### [Task description]
Quote every line of the data below as it stands, omitting pictures.

-- Start Dataset section --

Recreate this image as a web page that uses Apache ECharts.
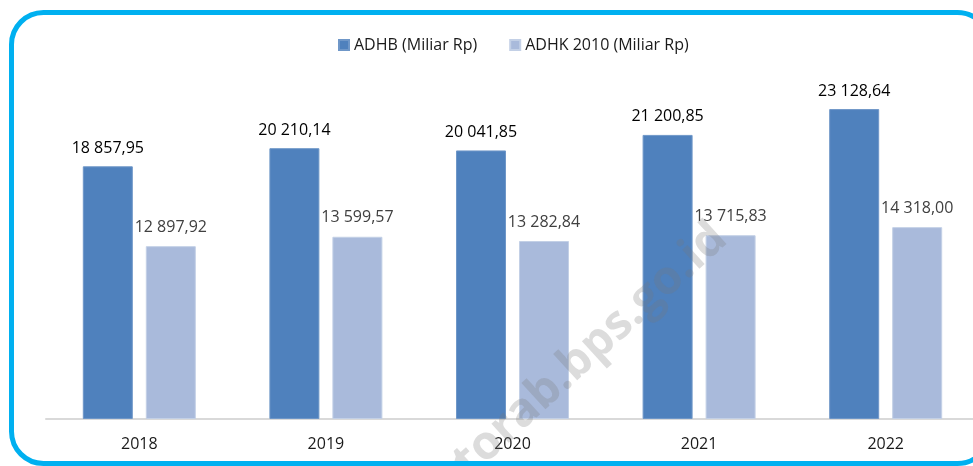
<!DOCTYPE html>
<html>
<head>
<meta charset="utf-8">
<script src="https://cdn.jsdelivr.net/npm/echarts@6/dist/echarts.min.js"></script>
<style>
  html, body { margin: 0; padding: 0; background: #fff; }
  #chart { width: 973px; height: 466px; }
</style>
</head>
<body>
<div id="chart"></div>
<script>
// PDRB chart - ADHB vs ADHK 2010
var years = ['2018', '2019', '2020', '2021', '2022'];
var adhb = [18857.95, 20210.14, 20041.85, 21200.85, 23128.64];
var adhk = [12897.92, 13599.57, 13282.84, 13715.83, 14318.00];
var seriesNames = ['ADHB (Miliar Rp)', 'ADHK 2010 (Miliar Rp)'];

var font = '"Open Sans", "Noto Sans", sans-serif';

// 18857.95 -> "18 857,95"
function fmt(v) {
  var parts = v.toFixed(2).split('.');
  var intPart = parts[0].replace(/\B(?=(\d{3})+(?!\d))/g, ' ');
  return intPart + ',' + parts[1];
}

var chart = echarts.init(document.getElementById('chart'), null, { renderer: 'canvas' });
chart.setOption({
  animation: false,
  backgroundColor: '#ffffff',
  textStyle: { fontFamily: font },
  legend: {
    data: seriesNames,
    left: 333,
    top: 32,
    itemWidth: 10,
    itemHeight: 10,
    itemGap: 32,
    icon: 'rect',
    textStyle: { color: '#1a1a1a', fontSize: 16, fontFamily: font }
  },
  grid: { left: 46, width: 933, top: 84, height: 335, outerBoundsMode: 'none', containLabel: false },
  xAxis: {
    type: 'category',
    data: years,
    axisLine: { lineStyle: { color: '#d9d9d9', width: 2 } },
    axisTick: { show: false },
    axisLabel: { color: '#1a1a1a', fontSize: 16, margin: 17, fontFamily: font }
  },
  yAxis: {
    type: 'value',
    min: 0,
    max: 25000,
    show: false,
    splitLine: { show: false }
  },
  series: [
    {
      name: seriesNames[0],
      type: 'bar',
      data: adhb,
      barWidth: 50,
      barGap: '26%',
      itemStyle: { color: '#4f81bd', borderColor: '#6f97c8', borderWidth: 1 },
      label: {
        show: true,
        position: 'top',
        distance: 10,
        color: '#000000',
        fontSize: 16,
        fontFamily: font,
        formatter: function(p) { return fmt(p.value); }
      }
    },
    {
      name: seriesNames[1],
      type: 'bar',
      data: adhk,
      barWidth: 50,
      itemStyle: { color: '#a9badb', borderColor: '#c3d0e6', borderWidth: 1 },
      label: {
        show: true,
        position: 'top',
        distance: 11,
        color: '#404040',
        fontSize: 16,
        fontFamily: font,
        formatter: function(p) { return fmt(p.value); }
      }
    }
  ],
  graphic: [
    {
      // rounded frame
      type: 'rect',
      shape: { x: 11.5, y: 12.5, width: 978, height: 451, r: 32 },
      style: { fill: 'none', stroke: '#00b0f0', lineWidth: 5 },
      z: 100
    },
    {
      // faint watermark
      type: 'text',
      x: 736,
      y: 249,
      rotation: 0.74,
      style: {
        text: 'torab.bps.go.id',
        fill: 'rgba(120,120,120,0.26)',
        font: 'bold 47px ' + font,
        align: 'right',
        verticalAlign: 'bottom'
      },
      z: 50
    }
  ]
});
window.addEventListener('resize', function() { chart.resize(); });
</script>
</body>
</html>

-- End Dataset section --

### [Answer for this exercise]
Recreate this image as a web page that uses Apache ECharts.
<!DOCTYPE html>
<html>
<head>
<meta charset="utf-8">
<script src="https://cdn.jsdelivr.net/npm/echarts@6/dist/echarts.min.js"></script>
<style>
  html, body { margin: 0; padding: 0; background: #fff; }
  #chart { width: 973px; height: 466px; }
</style>
</head>
<body>
<div id="chart"></div>
<script>
// PDRB chart - ADHB vs ADHK 2010
var years = ['2018', '2019', '2020', '2021', '2022'];
var adhb = [18857.95, 20210.14, 20041.85, 21200.85, 23128.64];
var adhk = [12897.92, 13599.57, 13282.84, 13715.83, 14318.00];
var seriesNames = ['ADHB (Miliar Rp)', 'ADHK 2010 (Miliar Rp)'];

var font = '"Open Sans", "Noto Sans", sans-serif';

// 18857.95 -> "18 857,95"
function fmt(v) {
  var parts = v.toFixed(2).split('.');
  var intPart = parts[0].replace(/\B(?=(\d{3})+(?!\d))/g, ' ');
  return intPart + ',' + parts[1];
}

var chart = echarts.init(document.getElementById('chart'), null, { renderer: 'canvas' });
chart.setOption({
  animation: false,
  backgroundColor: '#ffffff',
  textStyle: { fontFamily: font },
  legend: {
    data: seriesNames,
    left: 333,
    top: 32,
    itemWidth: 10,
    itemHeight: 10,
    itemGap: 32,
    icon: 'rect',
    textStyle: { color: '#1a1a1a', fontSize: 16, fontFamily: font }
  },
  grid: { left: 46, width: 933, top: 84, height: 335, outerBoundsMode: 'none', containLabel: false },
  xAxis: {
    type: 'category',
    data: years,
    axisLine: { lineStyle: { color: '#d9d9d9', width: 2 } },
    axisTick: { show: false },
    axisLabel: { color: '#1a1a1a', fontSize: 16, margin: 17, fontFamily: font }
  },
  yAxis: {
    type: 'value',
    min: 0,
    max: 25000,
    show: false,
    splitLine: { show: false }
  },
  series: [
    {
      name: seriesNames[0],
      type: 'bar',
      data: adhb,
      barWidth: 50,
      barGap: '26%',
      itemStyle: { color: '#4f81bd', borderColor: '#6f97c8', borderWidth: 1 },
      label: {
        show: true,
        position: 'top',
        distance: 10,
        color: '#000000',
        fontSize: 16,
        fontFamily: font,
        formatter: function(p) { return fmt(p.value); }
      }
    },
    {
      name: seriesNames[1],
      type: 'bar',
      data: adhk,
      barWidth: 50,
      itemStyle: { color: '#a9badb', borderColor: '#c3d0e6', borderWidth: 1 },
      label: {
        show: true,
        position: 'top',
        distance: 11,
        color: '#404040',
        fontSize: 16,
        fontFamily: font,
        formatter: function(p) { return fmt(p.value); }
      }
    }
  ],
  graphic: [
    {
      // rounded frame
      type: 'rect',
      shape: { x: 11.5, y: 12.5, width: 978, height: 451, r: 32 },
      style: { fill: 'none', stroke: '#00b0f0', lineWidth: 5 },
      z: 100
    },
    {
      // faint watermark
      type: 'text',
      x: 736,
      y: 249,
      rotation: 0.74,
      style: {
        text: 'torab.bps.go.id',
        fill: 'rgba(120,120,120,0.26)',
        font: 'bold 47px ' + font,
        align: 'right',
        verticalAlign: 'bottom'
      },
      z: 50
    }
  ]
});
window.addEventListener('resize', function() { chart.resize(); });
</script>
</body>
</html>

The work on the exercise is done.